Why jet fuel suddenly matters to your next regional trip
For years, most Malaysians booking flights around Asia barely thought about jet fuel. Now it is driving everything from prices to punctuality. The Strait of Hormuz crisis is disrupting about 20 per cent of global oil supply, pushing up aviation fuel costs and forcing airlines and cruise operators to cut capacity, reroute or suspend services. Airports Council International Europe has already warned of systemic jet fuel shortages if tankers cannot pass through the strait, and the International Energy Agency has spoken of only a limited number of weeks of jet fuel cover. Asia is especially exposed because many carriers rely on Gulf imports, and some, including AirAsia and Vietnam Airlines, have trimmed schedules to protect fuel reserves. For Malaysian travellers, this translates into fewer flight options, higher fares and greater risk of last‑minute disruption across both Southeast and North Asia.

Asia flight cancellations and delays: where the pressure is building
Recent Asia flight cancellations highlight how fragile the network has become. China Eastern, Tianjin Airlines, Lucky Air and Batik Air have collectively cancelled 87 flights and recorded 255 delays across East and Southeast Asia. The worst strain shows up at major hubs such as Shanghai, Guangzhou, Jakarta and Tokyo, where even small timetable changes ripple through the region. These airports act as key gateways for Malaysians transiting to China, Japan and Indonesia, so disruptions quickly cascade into missed connections or forced overnights.
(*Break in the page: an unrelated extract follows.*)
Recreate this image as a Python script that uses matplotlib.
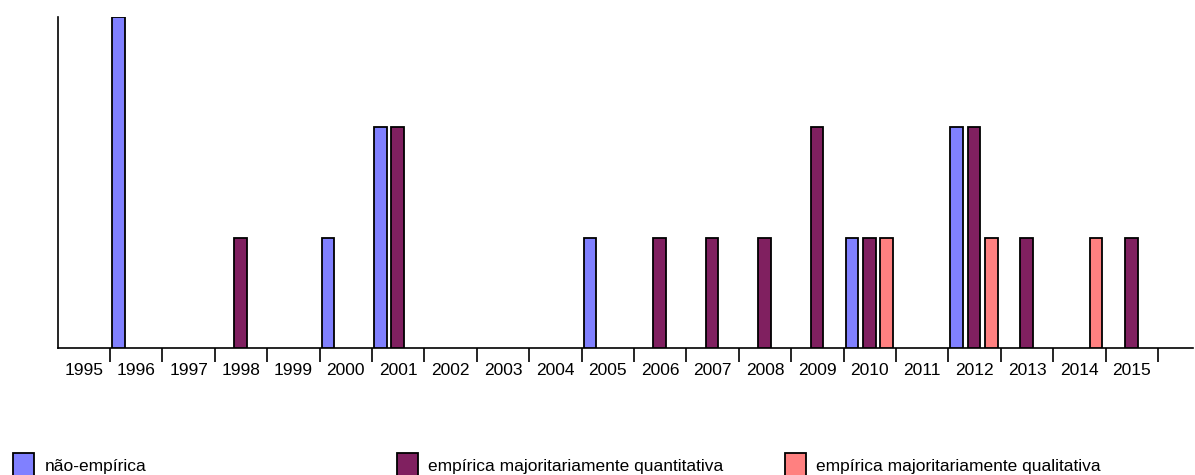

At the same time, Asian airlines facing jet fuel shortage travel risks have begun trimming schedules in April and May to safeguard fuel supplies, adding to congestion on remaining services. While safety remains the priority, the immediate effect is slower, less predictable travel. If you are flying from Kuala Lumpur via these hubs, expect tighter aircraft rotations, busier terminals and a higher chance that your original flight time or even aircraft type may change close to departure.

What Japan Airlines’ fuel surcharge means if you fly to Japan
Japan Airlines has announced a higher international fuel surcharge for tickets issued between May 1 and June 30, directly affecting Malaysians planning trips from Kuala Lumpur or Singapore to Japan on JAL-operated services. The airline points to a sharp rise in kerosene-type jet fuel prices: between February and March, Singapore jet fuel averaged USD 146.99 (approx. RM690) per barrel, and in yen terms JPY 23,076, driven partly by an exchange rate of JPY 156.99 per USD. JAL says these levels can no longer be fully absorbed, so part of the cost is being passed on to passengers during this period. While the exact surcharge varies by route and cabin, anyone booking or reissuing JAL international tickets in these months should expect a noticeably higher total fare. Combined with broader Southeast Asia airfare 2026 increases, this makes early budgeting and fare monitoring more important for Malaysia–Japan travel.
How the Strait of Hormuz crisis feeds directly into your fare and schedule
The same geopolitical tension disrupting tankers in the Strait of Hormuz is now woven into every stage of your journey. With nearly 20 million barrels of oil per day at risk, aviation fuel prices have climbed rapidly, and the IATA Jet Fuel Price Monitor has tracked year‑on‑year jumps of more than 100 per cent. Gulf states including Oman, the UAE, Saudi Arabia, Qatar, Bahrain and Kuwait are pressing the United Nations to safeguard freedom of navigation precisely because airlines, cruise lines and national energy systems are feeling the strain. For Asian carriers dependent on imported jet fuel, this means higher operating costs, tighter fuel management and, in some cases, schedule cuts or new surcharges. For Malaysians, the practical impact is clear: airfares are more likely to spike unexpectedly, airlines may swap aircraft or consolidate lightly booked flights, and reliability on longer regional routes to North Asia is under particular pressure.
Smart planning strategies for Malaysian travellers – and what to expect next
In this environment of Malaysia travel disruptions, the way you plan trips matters more than ever. First, choose routes that avoid multiple tight connections through overburdened hubs like Shanghai or Jakarta; one well‑timed transit via Tokyo or a single-stop route through a resilient Southeast Asian hub can reduce risk. Build longer layovers, especially when mixing different airlines or tickets, to buffer against delays. Monitor your booking frequently in the week before departure, as many cancellations and retimings now happen close to the travel date. Use credit cards and travel insurance that explicitly cover delays, missed connections and fuel‑related schedule changes. Looking ahead, these shocks are unlikely to vanish overnight; the link between geopolitics, oil supply and air travel is structural. While some 2026 turbulence may ease if the Strait of Hormuz stabilises, travellers should treat fuel-driven volatility as a recurring pattern and plan future Asia trips with more flexibility and protection built in.